Mwangi is married with three children – two boys and one girl – to whom he has given pan-African names that celebrate humanity, and thankfulness for surviving thus far.
SOURCE: Wikipedia
Boniface Mwangi (born July 10, 1983) is an award-winning Kenyan photojournalist making a name for his social-political activism under the banner, Kenya Ni Kwetu (Kenya is our Home). The Nairobi-based lobby strives to enable a patriotic citizens' movement to take bold and effective actions in building a new Kenya. He is popular for his stunning images on the post-election violence that hit Kenya in 2007-2008. He is also the founder of Picha Mtaani, a youth-led peace initiative that primarily seeks to create space for young people to reconcile and become agents of reconciliation to their respective communities.
Mwangi was born in Taveta, on the Kenya-Tanzania border. His mother was a businesswoman who traded across the border. Mwangi was moved to live with his grandparents home in Nyeri, Central Kenya, when he was six years old. He would encounter linguistic challenges, having mastered Kiswahili at birth – the country's national language that's widely spoken across East and Central Africa – although Gikuyu is the language most spoken in Central Kenya.
Mwangi later moved with his mother to live in Nairobi's low-income suburb of Ngara, then Highrise in Majengo, Githurai 45, before finally settling in Pangani. Mwangi dropped in and out of school during this period and helped his mother vend books to raise money for basic needs.
When his mother died in 2000, Mwangi, then 17, reviewed his life and decided he had to change his ways if he was to survive the vicissitudes of life. He joined a Bible school and secured a diploma in Bible Studies. It was while at the school that he would discover he had an interest in photography. One of his teachers, having noticed Mwangi's interest in photography, gave him two texts that would alter the direction of his life. These were the biographies of Mohamed Amin, the Kenyan photographer hailed as one of the greatest photojournalists of the 20th century.
Mwangi joined the East African School of Journalism, he was studying in the morning while rushing back to the streets to sell books in the streets at night so that he could pay his fees. The school had no cameras to train students and the photography class was a mere two hours of theory class twice a week. He hired a camera and started practicing what he learned in class. He focused his work on the poverty and the deprivation in Kenyan slums, the resilience of the vendors on the streets, the brutality of policemen and women on ordinary citizens.
Mwangi started contributing to The Standard newspaper on a freelance level before he eventually secured employment at the newspaper, which is the oldest newspaper in Kenya.
The next few years was a productive period for Mwangi. He tracked a police crackdown on the unlawful gang, Mungiki, winning his first, and Kenya's CNN African Photojournalist of the Year Award in 2008.

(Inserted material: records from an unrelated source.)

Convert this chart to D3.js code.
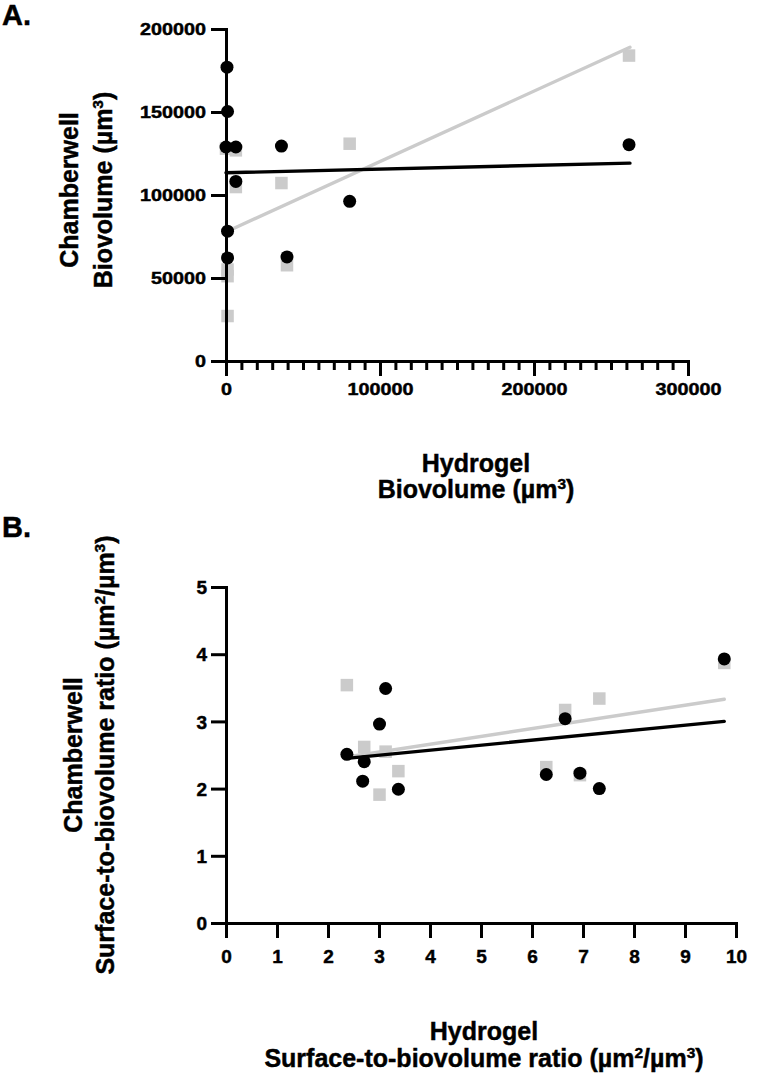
<!DOCTYPE html>
<html>
<head>
<meta charset="utf-8">
<script src="https://cdn.jsdelivr.net/npm/d3@7"></script>
<style>
  html, body { margin: 0; padding: 0; background: #fff; }
  svg { display: block; }
  text { font-family: "Liberation Sans", Arial, Helvetica, sans-serif; font-weight: bold; fill: #000; stroke: #000; stroke-width: 0.45px; }
</style>
</head>
<body>
<svg id="chart" width="762" height="1083"></svg>
<script>
// ---------------- Data: Panel A (Biovolume, µm³) ----------------
const aCircleX = [640, 1000, 0, 6400, 6400, 36000, 39600, 80300, 261700, 1000, 1000];
const aCircleY = [177000, 150300, 128900, 128900, 108200, 129500, 62700, 96200, 130300, 78200, 62100];
const aSquareX = [0, 6400, 6400, 36000, 39600, 80300, 261700, 1000, 1000, 1000];
const aSquareY = [127900, 126900, 104800, 107200, 57700, 130900, 184000, 55100, 51100, 27100];
const aBlackFitX = [0, 262300];
const aBlackFitY = [113400, 119200];
const aGrayFitX = [1000, 262300];
const aGrayFitY = [78200, 189000];
const aXTicks = [0, 100000, 200000, 300000];
const aYTicks = [0, 50000, 100000, 150000, 200000];

// ---------------- Data: Panel B (Surface-to-biovolume ratio) ----------------
const bCircleX = [2.37, 2.71, 2.68, 3.01, 3.13, 3.38, 6.28, 6.65, 6.94, 7.32, 9.77];
const bCircleY = [2.51, 2.40, 2.11, 2.96, 3.49, 1.99, 2.21, 3.04, 2.23, 2.00, 3.93];
const bSquareX = [2.37, 2.71, 3.13, 3.38, 3.01, 6.65, 7.32, 6.28, 6.94, 9.77];
const bSquareY = [3.54, 2.62, 2.55, 2.26, 1.91, 3.17, 3.34, 2.32, 2.20, 3.87];
const bBlackFitX = [2.37, 9.77];
const bBlackFitY = [2.45, 3.00];
const bGrayFitX = [2.37, 9.77];
const bGrayFitY = [2.47, 3.33];
const bXTicks = [0, 1, 2, 3, 4, 5, 6, 7, 8, 9, 10];
const bYTicks = [0, 1, 2, 3, 4, 5];

const GRAY = "#cbcbcb";
const svg = d3.select("#chart");

function drawPanel(cfg) {
  const g = svg.append("g");
  const x = cfg.x, y = cfg.y;

  // squares (gray series)
  const s = cfg.sq;
  g.append("g").selectAll("rect")
    .data(d3.range(cfg.sqX.length))
    .join("rect")
    .attr("x", i => x(cfg.sqX[i]) - s / 2)
    .attr("y", i => y(cfg.sqY[i]) - s / 2)
    .attr("width", s).attr("height", s)
    .attr("fill", GRAY);

  const line = d3.line().x(d => x(d[0])).y(d => y(d[1]));
  g.append("path")
    .attr("d", line(d3.zip(cfg.gFitX, cfg.gFitY)))
    .attr("stroke", GRAY).attr("stroke-width", 3.4).attr("fill", "none").attr("stroke-linecap", "round");
  g.append("path")
    .attr("d", line(d3.zip(cfg.kFitX, cfg.kFitY)))
    .attr("stroke", "#000").attr("stroke-width", 3.4).attr("fill", "none").attr("stroke-linecap", "round");

  // circles (black series)
  g.append("g").selectAll("circle")
    .data(d3.range(cfg.ciX.length))
    .join("circle")
    .attr("cx", i => x(cfg.ciX[i]))
    .attr("cy", i => y(cfg.ciY[i]))
    .attr("r", cfg.r)
    .attr("fill", "#000");

  // axes
  const y0 = y.range()[0];
  const x0 = x.range()[0];

  if (cfg.xMinor) {
    g.append("g")
      .attr("transform", `translate(0,${y0})`)
      .call(d3.axisBottom(x).tickValues(cfg.xMinor).tickSize(cfg.minorLen).tickSizeOuter(0).tickFormat(""))
      .call(a => a.select(".domain").remove())
      .call(a => a.selectAll("line").attr("stroke", "#000").attr("stroke-width", 3));
  }
  const xa = g.append("g")
    .attr("transform", `translate(0,${y0})`)
    .call(d3.axisBottom(x).tickValues(cfg.xTicks).tickSize(cfg.tickLen).tickSizeOuter(0).tickFormat(d3.format("d")));
  const ya = g.append("g")
    .attr("transform", `translate(${x0},0)`)
    .call(d3.axisLeft(y).tickValues(cfg.yTicks).tickSize(cfg.tickLen).tickSizeOuter(0).tickFormat(d3.format("d")));

  [xa, ya].forEach(a => {
    a.select(".domain").attr("stroke", "#000").attr("stroke-width", 3).attr("stroke-linecap", "square");
    a.selectAll(".tick line").attr("stroke", "#000").attr("stroke-width", 3);
    a.selectAll("text").attr("font-size", cfg.tickFont).attr("fill", "#000")
      .attr("font-family", "'Liberation Sans', Arial, sans-serif").attr("font-weight", "bold");
  });
  const sx = cfg.tickScaleX;
  xa.selectAll("text")
    .attr("y", cfg.xLabelBase).attr("dy", null)
    .attr("x", 0)
    .attr("transform", `scale(${sx},1)`);
  ya.selectAll("text")
    .attr("x", -(cfg.tickLen + cfg.yLabelGap) / sx)
    .attr("dy", "0.35em")
    .attr("transform", `scale(${sx},1)`);

  // panel letter
  svg.append("text").attr("x", cfg.letterX).attr("y", cfg.letterY)
    .attr("font-size", 29).text(cfg.letter);

  // y title (rotated, two lines)
  cfg.yTitle.forEach((t, i) => {
    const tx = svg.append("text")
      .attr("transform", `translate(${cfg.yTitleX[i]},${cfg.yTitleY}) rotate(-90)`)
      .attr("text-anchor", "middle").attr("font-size", cfg.titleFont);
    t.forEach(part => {
      const sp = tx.append("tspan").text(part.t);
      if (part.sup) sp.attr("font-size", cfg.titleFont * 0.62).attr("dy", -cfg.titleFont * 0.38);
      else if (part.after) sp.attr("dy", cfg.titleFont * 0.38);
    });
  });
  // x title
  cfg.xTitle.forEach((t, i) => {
    const tx = svg.append("text")
      .attr("x", cfg.xTitleX).attr("y", cfg.xTitleY[i])
      .attr("text-anchor", "middle").attr("font-size", cfg.titleFont);
    t.forEach(part => {
      const sp = tx.append("tspan").text(part.t);
      if (part.sup) sp.attr("font-size", cfg.titleFont * 0.62).attr("dy", -cfg.titleFont * 0.38);
      else if (part.after) sp.attr("dy", cfg.titleFont * 0.38);
    });
  });
}

// Panel A
drawPanel({
  x: d3.scaleLinear().domain([0, 300000]).range([226, 688]),
  y: d3.scaleLinear().domain([0, 200000]).range([361, 29]),
  ciX: aCircleX, ciY: aCircleY, sqX: aSquareX, sqY: aSquareY,
  kFitX: aBlackFitX, kFitY: aBlackFitY, gFitX: aGrayFitX, gFitY: aGrayFitY,
  xTicks: aXTicks, yTicks: aYTicks,
  xMinor: d3.range(0, 300001, 10000).filter(v => v % 100000 !== 0),
  tickLen: 15, minorLen: 9, r: 6.5, sq: 12.5,
  tickFont: 16.5, tickScaleX: 1.2, xLabelBase: 34, yLabelGap: 5,
  letter: "A.", letterX: 2, letterY: 25,
  titleFont: 25,
  yTitle: [[{t: "Chamberwell"}], [{t: "Biovolume (µm"}, {t: "3", sup: true}, {t: ")", after: true}]],
  yTitleX: [78, 112], yTitleY: 190,
  xTitle: [[{t: "Hydrogel"}], [{t: "Biovolume (µm"}, {t: "3", sup: true}, {t: ")", after: true}]],
  xTitleX: 476, xTitleY: [472, 498]
});

// Panel B
drawPanel({
  x: d3.scaleLinear().domain([0, 10]).range([226, 736]),
  y: d3.scaleLinear().domain([0, 5]).range([923, 587]),
  ciX: bCircleX, ciY: bCircleY, sqX: bSquareX, sqY: bSquareY,
  kFitX: bBlackFitX, kFitY: bBlackFitY, gFitX: bGrayFitX, gFitY: bGrayFitY,
  xTicks: bXTicks, yTicks: bYTicks,
  xMinor: null,
  tickLen: 15, minorLen: 9, r: 6.5, sq: 12.5,
  tickFont: 19, tickScaleX: 1.0, xLabelBase: 40, yLabelGap: 4,
  letter: "B.", letterX: 2, letterY: 537,
  titleFont: 25,
  yTitle: [[{t: "Chamberwell"}], [{t: "Surface-to-biovolume ratio (µm"}, {t: "2", sup: true}, {t: "/µm", after: true}, {t: "3", sup: true}, {t: ")", after: true}]],
  yTitleX: [82, 114], yTitleY: 755,
  xTitle: [[{t: "Hydrogel"}], [{t: "Surface-to-biovolume ratio (µm"}, {t: "2", sup: true}, {t: "/µm", after: true}, {t: "3", sup: true}, {t: ")", after: true}]],
  xTitleX: 484, xTitleY: [1040, 1067]
});
</script>
</body>
</html>
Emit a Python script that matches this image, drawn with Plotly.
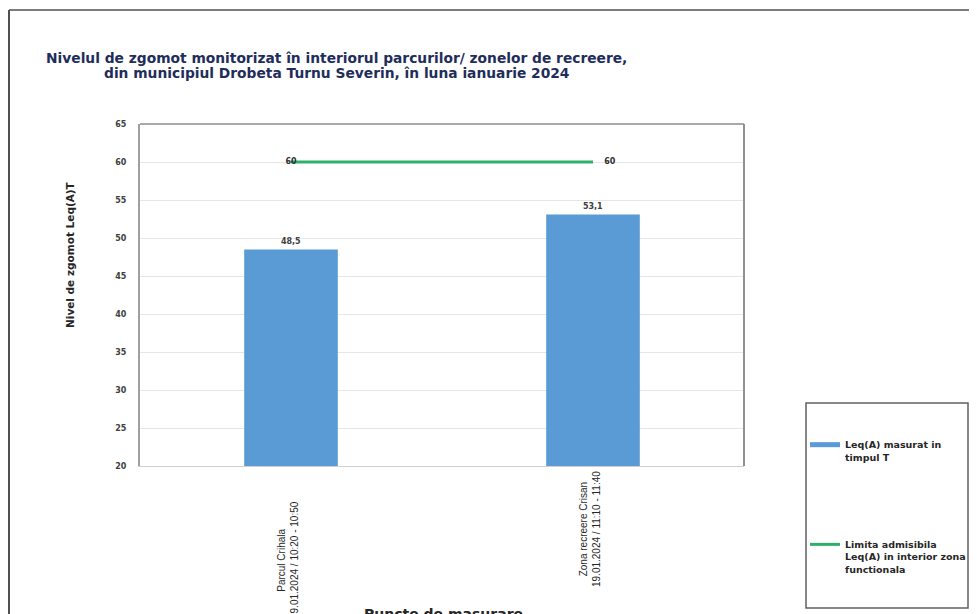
import plotly.graph_objects as go

categories = ["Parcul Crihala", "Zona recreere Crisan"]
tick_labels = ["Parcul Crihala<br>19.01.2024 / 10:20 - 10:50",
               "Zona recreere Crisan<br>19.01.2024 / 11:10 - 11:40"]
leq_values = [48.5, 53.1]
limit_values = [60, 60]
y_ticks = [20, 25, 30, 35, 40, 45, 50, 55, 60, 65]

title_lines = ["Nivelul de zgomot monitorizat în interiorul parcurilor/ zonelor de recreere,",
               "din municipiul Drobeta Turnu Severin, în luna ianuarie 2024"]

BAR_COLOR = "#5b9bd5"
LINE_COLOR = "#2eb06c"
FONT = "DejaVu Sans"


def px(xp):  # page pixel x -> paper
    return (xp - 140) / 604


def py(yp):  # page pixel y -> paper
    return (466 - yp) / 342


fig = go.Figure()
fig.add_trace(go.Bar(
    x=categories, y=leq_values, width=0.31,
    marker=dict(color=BAR_COLOR, line=dict(width=0)),
    showlegend=False,
    text=["<b>" + f"{v:.1f}".replace(".", ",") + "</b>" for v in leq_values],
    textposition="outside",
    textfont=dict(size=8, color="#404040", family=FONT),
    cliponaxis=False,
))
# legend sample for the bar series (drawn as a thick line, as in the reference)
fig.add_trace(go.Scatter(
    x=[None], y=[None], mode="lines",
    line=dict(color=BAR_COLOR, width=5),
    name="<b>Leq(A) masurat in<br>timpul T</b>",
    legendgroup="a",
))
fig.add_trace(go.Scatter(
    x=categories, y=limit_values, mode="lines+text",
    line=dict(color=LINE_COLOR, width=3),
    name="<b>Limita admisibila<br>Leq(A) in interior zona<br>functionala</b>",
    text=["<b>" + str(limit_values[0]) + "</b>",
          "<b>\u00a0\u00a0\u00a0\u00a0" + str(limit_values[1]) + "</b>"],
    textposition=["middle center", "middle right"],
    textfont=dict(size=8, color="#303030", family=FONT),
    legendgroup="b",
))

annotations = [
    dict(text="<b>" + title_lines[0] + "</b>", x=px(336), y=py(58), xref="paper", yref="paper",
         xanchor="center", yanchor="middle", showarrow=False,
         font=dict(size=13.8, color="#1f2d5a", family=FONT)),
    dict(text="<b>" + title_lines[1] + "</b>", x=px(336), y=py(73), xref="paper", yref="paper",
         xanchor="center", yanchor="middle", showarrow=False,
         font=dict(size=13.8, color="#1f2d5a", family=FONT)),
    dict(text="<b>Nivel de zgomot Leq(A)T</b>", x=px(70), y=py(255), xref="paper", yref="paper",
         xanchor="center", yanchor="middle",
         showarrow=False, textangle=-90, font=dict(size=10.5, color="#262626", family=FONT)),
    dict(text="<b>Puncte de masurare</b>", x=px(443), y=py(614), xref="paper", yref="paper",
         xanchor="center", yanchor="middle",
         showarrow=False, font=dict(size=14, color="#262626", family=FONT)),
]
label_y = [py(560), py(529)]
for cat, lab, ly in zip(categories, tick_labels, label_y):
    annotations.append(dict(text=lab, x=cat, y=ly, xref="x", yref="paper", xshift=-3,
                            showarrow=False, textangle=-90, xanchor="center", yanchor="middle",
                            align="center",
                            font=dict(size=10, color="#262626",
                                      family="Liberation Sans Narrow, Arial Narrow, sans-serif")))

fig.update_layout(
    width=977, height=614,
    margin=dict(l=132, r=241, t=116, b=156),
    paper_bgcolor="white", plot_bgcolor="white",
    showlegend=True,
    legend=dict(x=px(805), y=py(432), xanchor="left", yanchor="top",
                borderwidth=0, valign="top",
                font=dict(size=9.5, color="#262626", family=FONT),
                tracegroupgap=72, traceorder="grouped",
                bgcolor="rgba(0,0,0,0)"),
    annotations=annotations,
    shapes=[
        # outer chart frame (left and top edges)
        dict(type="line", xref="paper", yref="paper", x0=-131 / 604, x1=-131 / 604,
             y0=-0.6, y1=py(10), line=dict(color="#505050", width=2)),
        dict(type="line", xref="paper", yref="paper", x0=-131 / 604, x1=1.5,
             y0=py(10), y1=py(10), line=dict(color="#505050", width=1.5)),
        # legend frame
        dict(type="rect", xref="paper", yref="paper",
             x0=px(806), x1=px(968), y0=py(608), y1=py(403),
             line=dict(color="#606060", width=1.5), fillcolor="rgba(0,0,0,0)", layer="below"),
        # plot area top and right border
        dict(type="line", xref="paper", yref="paper", x0=0, x1=1, y0=1, y1=1,
             line=dict(color="#a8a8a8", width=2)),
        dict(type="line", xref="paper", yref="paper", x0=1, x1=1, y0=0, y1=1,
             line=dict(color="#909090", width=2)),
    ],
)
fig.update_xaxes(showticklabels=False, showline=True, linecolor="#d0d0d0", linewidth=1,
                 mirror=False, ticks="", range=[-0.5, 1.5])
fig.update_yaxes(range=[20, 65], tickvals=y_ticks, showgrid=True, gridcolor="#e6e6e6",
                 showline=True, linecolor="#a0a0a0", linewidth=2, mirror=False,
                 tickfont=dict(size=8, color="#404040", family=FONT, weight="bold"),
                 ticks="", zeroline=False, ticklabelstandoff=10)

fig.write_html("out.html")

In the event, the Mungiki pictures[8] proved to be only a dress rehearsal for the chaos that followed in the aftermath of the disputed Kenyan presidential election, 2007. Gang warfare in the slums, as well as their clashes with the police – with innocent Kenyans caught in the crossfire – transformed the impoverished hamlets into rivers of blood. Mwangi captured the horrific scenes on film, as well as the pogrom in other restive parts caught in post-poll mayhem.
The images shocked and troubled the world, from Europe to North America, where leading media houses splashed Mwangi's images. Mwangi's own newspaper used his images selectively, a form of self-censorship that motivated Mwangi's next course of action.
Mwangi is married with three children – two boys and one girl – to whom he has given pan-African names that celebrate humanity, and thankfulness for surviving thus far.